The disciples once asked Jesus, “Lord, teach us to pray,” and He gave them words. That has always comforted me. Sometimes being given words to pray is not a limitation. It is a gift.
In those early months with Caroline, it struck me that these are not random words. They are Scripture shaped prayers that have carried believers through joy, grief, uncertainty, and hope for generations. I found myself wondering if other mothers in hard seasons had prayed these same prayers before me. Maybe even an ancestor of mine. Maybe even believers centuries ago crying out to the same faithful God.
Repetition can feel empty at first, but I’ve learned it can be more like returning to a meaningful song or a familiar Scripture. The words grow deeper over time. They sink in. They shape us.
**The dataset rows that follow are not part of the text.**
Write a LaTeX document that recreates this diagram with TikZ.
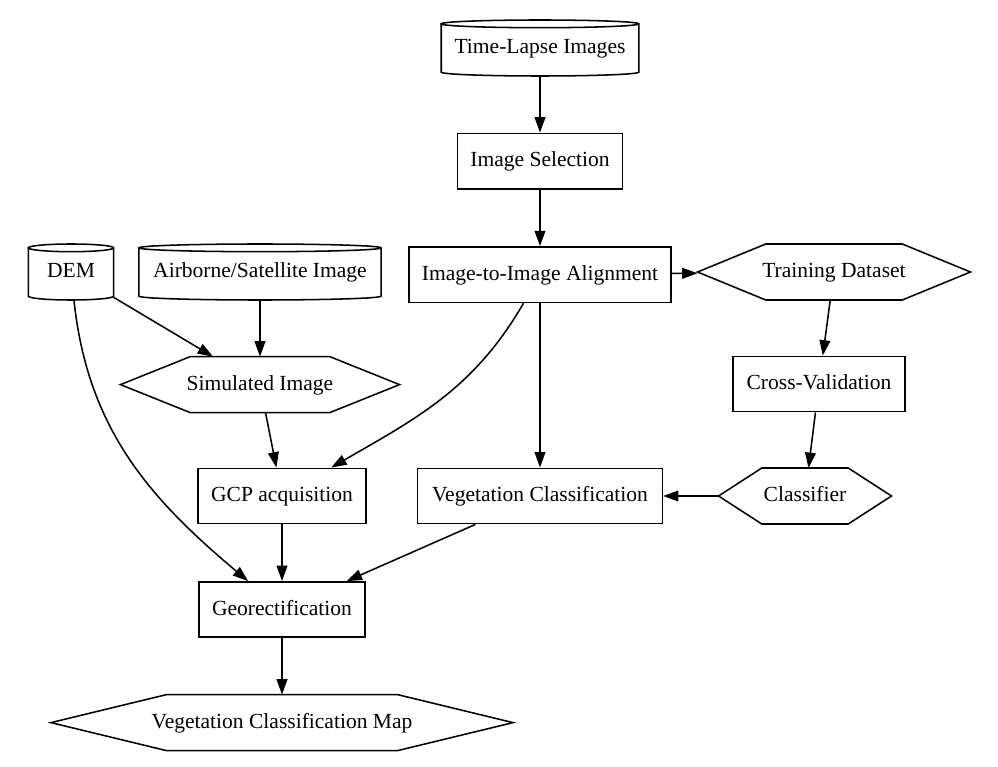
\documentclass[tikz,border=0pt]{standalone}
\usepackage{fontspec}
\setmainfont{Liberation Serif}
\usetikzlibrary{arrows.meta, positioning, calc}

\begin{document}
\begin{tikzpicture}[
        x=0.65pt, y=0.65pt,
        node distance=36.8pt,
        base/.style={minimum height=36pt, inner sep=0pt, text height=10pt, text depth=2.4pt, align=center, font=\fontsize{14}{17}\selectfont},
        box/.style={base, rectangle, draw, line width=1pt},
        hexa/.style={base, rectangle},
        store/.style={base, rectangle},
        flow/.style={-{Triangle[length=10pt, width=7pt]}, line width=1pt}
    ]
    \useasboundingbox (0,0) rectangle (998,-767);

    % main column
    \node[store, minimum width=128pt] (tl) at (540,-48) {Time-Lapse Images};
    \node[box, minimum width=107pt, below=of tl] (sel) {Image Selection};
    \node[box, minimum width=170pt, below=of sel] (ita) {Image-to-Image Alignment};
    \node[hexa, minimum width=177pt] (td) at (834,-272) {Training Dataset};
    \node[box, minimum width=112pt] (cv) at (819,-384) {Cross-Validation};
    \node[hexa, minimum width=112pt] (clf) at (805,-496) {Classifier};
    \node[box, minimum width=159pt] (vc) at (540,-496) {Vegetation Classification};

    % left side
    \node[store, minimum width=55pt] (dem) at (71,-272) {DEM};
    \node[store, minimum width=157pt] (air) at (260,-272) {Airborne/Satellite Image};
    \node[hexa, minimum width=181pt, below=of air] (sim) {Simulated Image};
    \node[box, minimum width=109pt] (gcp) at (282,-496) {GCP acquisition};
    \node[box, minimum width=108pt, below=of gcp] (geo) {Georectification};
    \node[hexa, minimum width=300pt, below=of geo] (map) {Vegetation Classification Map};

    % outlines
    \foreach \nm in {td, clf, sim, map}{
        \draw[line width=1pt] (\nm.west) -- ($(\nm.north west)!0.25!(\nm.north east)$) -- ($(\nm.north west)!0.75!(\nm.north east)$) -- (\nm.east) -- ($(\nm.south west)!0.75!(\nm.south east)$) -- ($(\nm.south west)!0.25!(\nm.south east)$) -- cycle;
    }
    \foreach \nm in {tl, dem, air}{
        \draw[line width=1pt] let \p1=(\nm.north west), \p2=(\nm.south east), \n1={(\x2-\x1)/2} in
            (\x1,\y1-2.5pt) -- (\x1,\y2+2.5pt) arc[start angle=180, end angle=360, x radius=\n1, y radius=2.5pt]
            -- (\x2,\y1-2.5pt) arc[start angle=0, end angle=360, x radius=\n1, y radius=2.5pt];
    }

    \draw[flow] (tl) -- (sel);
    \draw[flow] (sel) -- (ita);
    \draw[flow] (ita) -- (td);
    \draw[flow] (td) -- (cv);
    \draw[flow] (cv) -- (clf);
    \draw[flow] (clf) -- (vc);
    \draw[flow] (ita) -- (vc);
    \draw[flow] (ita) to[out=-120, in=30] (gcp);
    \draw[flow] (dem) -- (sim);
    \draw[flow] (dem) to[out=-84, in=140] (geo);
    \draw[flow] (air) -- (sim);
    \draw[flow] (sim) -- (gcp);
    \draw[flow] (gcp) -- (geo);
    \draw[flow] (vc) -- (geo);
    \draw[flow] (geo) -- (map);
\end{tikzpicture}
\end{document}
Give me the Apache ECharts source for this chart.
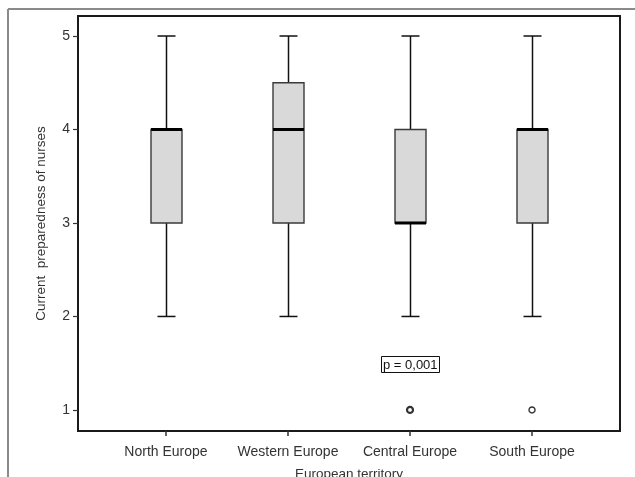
<!DOCTYPE html>
<html>
<head>
<meta charset="utf-8">
<script src="https://cdn.jsdelivr.net/npm/echarts@6/dist/echarts.min.js"></script>
<style>
html,body{margin:0;padding:0;background:#fff;}
#chart{width:635px;height:477px;}
</style>
</head>
<body>
<div id="chart"></div>
<script>
// Data
const categories = ['North Europe', 'Western Europe', 'Central Europe', 'South Europe'];
const whiskerLow = [2, 2, 2, 2];
const q1 = [3, 3, 3, 3];
const median = [4, 4, 3, 4];
const q3 = [4, 4.5, 4, 4];
const whiskerHigh = [5, 5, 5, 5];
const outlierCategory = [2, 3];
const outlierValue = [1, 1];
const yTicks = [1, 2, 3, 4, 5];
const pLabel = 'p = 0,001';

const FONT = '"Liberation Sans", Arial, sans-serif';
const boxData = categories.map((c, i) => [i, whiskerLow[i], q1[i], median[i], q3[i], whiskerHigh[i]]);
const outlierData = outlierCategory.map((c, i) => ({
  value: [c, outlierValue[i]],
  itemStyle: { borderWidth: i === 0 ? 2.2 : 1.4 }
}));

const chart = echarts.init(document.getElementById('chart'), null, { renderer: 'canvas' });

function renderBox(params, api) {
  const x = api.value(0);
  const lo = api.coord([x, api.value(1)]);
  const b1 = api.coord([x, api.value(2)]);
  const med = api.coord([x, api.value(3)]);
  const b3 = api.coord([x, api.value(4)]);
  const hi = api.coord([x, api.value(5)]);
  const cx = Math.round(lo[0]) + 0.5;
  const halfW = 15.5;
  const capW = 9;
  const lineStyle = { stroke: '#111', lineWidth: 1.5 };
  return {
    type: 'group',
    children: [
      { type: 'line', shape: { x1: cx, y1: lo[1], x2: cx, y2: b1[1] }, style: lineStyle },
      { type: 'line', shape: { x1: cx, y1: b3[1], x2: cx, y2: hi[1] }, style: lineStyle },
      { type: 'line', shape: { x1: cx - capW, y1: lo[1], x2: cx + capW, y2: lo[1] }, style: lineStyle },
      { type: 'line', shape: { x1: cx - capW, y1: hi[1], x2: cx + capW, y2: hi[1] }, style: lineStyle },
      { type: 'rect', shape: { x: cx - halfW, y: b3[1], width: halfW * 2, height: b1[1] - b3[1] },
        style: { fill: '#d9d9d9', stroke: '#3a3a3a', lineWidth: 1.4 } },
      { type: 'line', shape: { x1: cx - halfW, y1: med[1], x2: cx + halfW, y2: med[1] },
        style: { stroke: '#000', lineWidth: 3 } }
    ]
  };
}

chart.setOption({
  backgroundColor: '#fff',
  animation: false,
  title: {
    text: pLabel,
    left: 381,
    top: 356,
    padding: [1, 2, 0, 2],
    borderColor: '#111',
    borderWidth: 1,
    textStyle: { fontFamily: FONT, fontSize: 13, fontWeight: 'normal', color: '#111', lineHeight: 16 }
  },
  graphic: [
    { type: 'line', shape: { x1: 8, y1: 9, x2: 635, y2: 9 }, style: { stroke: '#8a8a8a', lineWidth: 2 } },
    { type: 'line', shape: { x1: 8, y1: 9, x2: 8, y2: 477 }, style: { stroke: '#8a8a8a', lineWidth: 2 } }
  ],
  grid: {
    left: 78, right: 15, top: 16, bottom: 46,
    containLabel: false,
    outerBoundsMode: 'none',
    show: true, borderColor: '#1a1a1a', borderWidth: 2, backgroundColor: 'transparent'
  },
  xAxis: {
    type: 'value',
    min: -0.721,
    max: 3.721,
    name: 'European territory',
    nameLocation: 'middle',
    nameGap: 36,
    nameTextStyle: { fontFamily: FONT, fontSize: 13.5, color: '#333' },
    splitLine: { show: false },
    axisLine: { show: true, onZero: false, lineStyle: { color: '#1a1a1a', width: 2 } },
    axisTick: { show: true, length: 5, customValues: [0, 1, 2, 3], lineStyle: { color: '#333', width: 1.5 } },
    axisLabel: {
      customValues: [0, 1, 2, 3],
      margin: 14,
      fontFamily: FONT, fontSize: 14, color: '#333',
      formatter: v => categories[Math.round(v)] || ''
    }
  },
  yAxis: {
    type: 'value',
    min: 0.775,
    max: 5.214,
    name: 'Current  preparedness of nurses',
    nameLocation: 'middle',
    nameGap: 30,
    nameTextStyle: { fontFamily: FONT, fontSize: 13.5, color: '#333' },
    splitLine: { show: false },
    axisLine: { show: true, onZero: false, lineStyle: { color: '#1a1a1a', width: 2 } },
    axisTick: { show: true, length: 5, customValues: yTicks, lineStyle: { color: '#333', width: 1.2 } },
    axisLabel: { customValues: yTicks, margin: 8, fontFamily: FONT, fontSize: 14, color: '#333' }
  },
  series: [
    {
      type: 'custom',
      renderItem: renderBox,
      data: boxData,
      encode: { x: 0, y: [1, 2, 3, 4, 5] },
      clip: false
    },
    {
      type: 'scatter',
      data: outlierData,
      symbol: 'circle',
      symbolSize: 6,
      itemStyle: { color: '#fff', borderColor: '#000', borderWidth: 1.5 }
    }
  ]
});
</script>
</body>
</html>
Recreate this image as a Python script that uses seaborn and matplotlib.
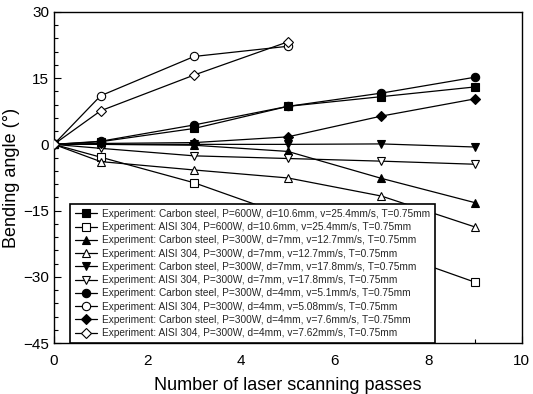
import matplotlib
matplotlib.use("Agg")
import matplotlib.pyplot as plt
from matplotlib.ticker import MultipleLocator
import seaborn as sns
import pandas as pd

sns.set_theme(style="white")
plt.rcParams['font.family'] = ['Liberation Sans', 'DejaVu Sans']

passes_full = [0, 1, 3, 5, 7, 9]
passes_short = [0, 1, 3, 5]

cs_600 = [0, 0.6, 3.6, 8.6, 10.8, 13.0]
ss_600 = [0, -2.9, -8.7, -16.2, -23.7, -31.2]
cs_d7_127 = [0, 0.0, -0.2, -1.6, -7.7, -13.2]
ss_d7_127 = [0, -3.9, -5.8, -7.6, -11.7, -18.7]
cs_d7_178 = [0, 0.0, 0.0, 0.0, 0.1, -0.6]
ss_d7_178 = [0, -0.9, -2.6, -3.2, -3.8, -4.5]
cs_d4_51 = [0, 0.7, 4.4, 8.6, 11.6, 15.2]
ss_d4_508 = [0, 11.0, 19.9, 22.2]
cs_d4_76 = [0, 0.2, 0.4, 1.7, 6.4, 10.3]
ss_d4_762 = [0, 7.6, 15.7, 23.2]

labels = [
    "Experiment: Carbon steel, P=600W, d=10.6mm, v=25.4mm/s, T=0.75mm",
    "Experiment: AISI 304, P=600W, d=10.6mm, v=25.4mm/s, T=0.75mm",
    "Experiment: Carbon steel, P=300W, d=7mm, v=12.7mm/s, T=0.75mm",
    "Experiment: AISI 304, P=300W, d=7mm, v=12.7mm/s, T=0.75mm",
    "Experiment: Carbon steel, P=300W, d=7mm, v=17.8mm/s, T=0.75mm",
    "Experiment: AISI 304, P=300W, d=7mm, v=17.8mm/s, T=0.75mm",
    "Experiment: Carbon steel, P=300W, d=4mm, v=5.1mm/s, T=0.75mm",
    "Experiment: AISI 304, P=300W, d=4mm, v=5.08mm/s, T=0.75mm",
    "Experiment: Carbon steel, P=300W, d=4mm, v=7.6mm/s, T=0.75mm",
    "Experiment: AISI 304, P=300W, d=4mm, v=7.62mm/s, T=0.75mm",
]

series = [
    (passes_full, cs_600, "s", True, 6),
    (passes_full, ss_600, "s", False, 6),
    (passes_full, cs_d7_127, "^", True, 6),
    (passes_full, ss_d7_127, "^", False, 6),
    (passes_full, cs_d7_178, "v", True, 6),
    (passes_full, ss_d7_178, "v", False, 6),
    (passes_full, cs_d4_51, "o", True, 6),
    (passes_short, ss_d4_508, "o", False, 6),
    (passes_full, cs_d4_76, "D", True, 5),
    (passes_short, ss_d4_762, "D", False, 5),
]

fig = plt.figure(figsize=(5.33, 3.94), dpi=100)
ax = fig.add_axes([0.101, 0.129, 0.878, 0.841])

for (xs, ys, mk, filled, ms), lab in zip(series, labels):
    df = pd.DataFrame({"x": xs, "y": ys})
    sns.lineplot(data=df, x="x", y="y", ax=ax, color="black", linewidth=0.9,
                 marker=mk, markersize=ms, markeredgecolor="black",
                 markerfacecolor="black" if filled else "white",
                 markeredgewidth=0.8, label=lab, zorder=3)

ax.set_xlim(0, 10)
ax.set_ylim(-45, 30)
ax.xaxis.set_major_locator(MultipleLocator(2))
ax.xaxis.set_minor_locator(MultipleLocator(1))
ax.yaxis.set_major_locator(MultipleLocator(15))
ax.yaxis.set_minor_locator(MultipleLocator(3))
ax.tick_params(which="both", direction="in", bottom=True, left=True,
               top=False, right=False, labelsize=11, colors="black")
ax.tick_params(which="major", length=5, width=0.8)
ax.tick_params(which="minor", length=3, width=0.8)
ax.tick_params(axis="x", pad=8)
for sp in ax.spines.values():
    sp.set_color("black")
    sp.set_linewidth(1.0)

ax.set_xlabel("Number of laser scanning passes", fontsize=13, color="black", labelpad=6)
ax.set_ylabel("Bending angle (\u00b0)", fontsize=13, color="black", labelpad=2)

leg = ax.legend(loc="lower left", bbox_to_anchor=(0.034, 0.0), fontsize=7.3,
                frameon=True, fancybox=False, edgecolor="black", framealpha=1,
                handlelength=2.2, handletextpad=0.5, labelspacing=0.32,
                borderpad=0.5, borderaxespad=0)
leg.get_frame().set_linewidth(1.2)
leg.set_zorder(5)

fig.savefig("out.png", dpi=100)
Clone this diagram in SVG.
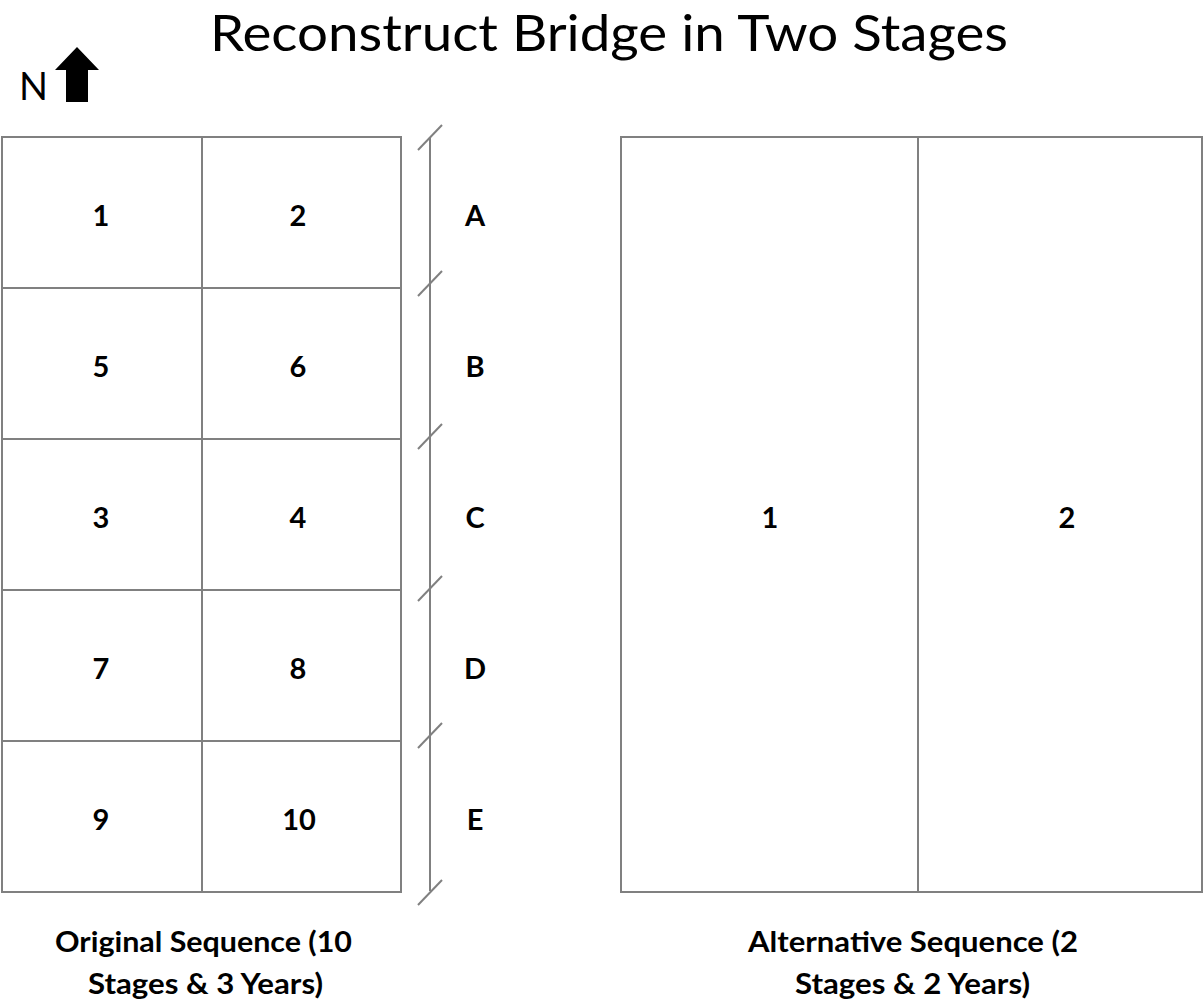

Liturgical prayer didn’t replace personal prayer for me. It strengthened it. On days I don’t know what to say, the prayers carry me. On days I have a lot to say, they ground me in Scripture and remind me who God is first.
Lent is coming, and as believers it is simply a season of making more space for God. Liturgical prayer is one gentle way to do that. Just be present and trust that God may meet you in the same words He has used to meet countless others.
I’m grateful we’re a church where we can grow, learn, and try things together. If you’re curious, maybe just try it and notice what God does with that space.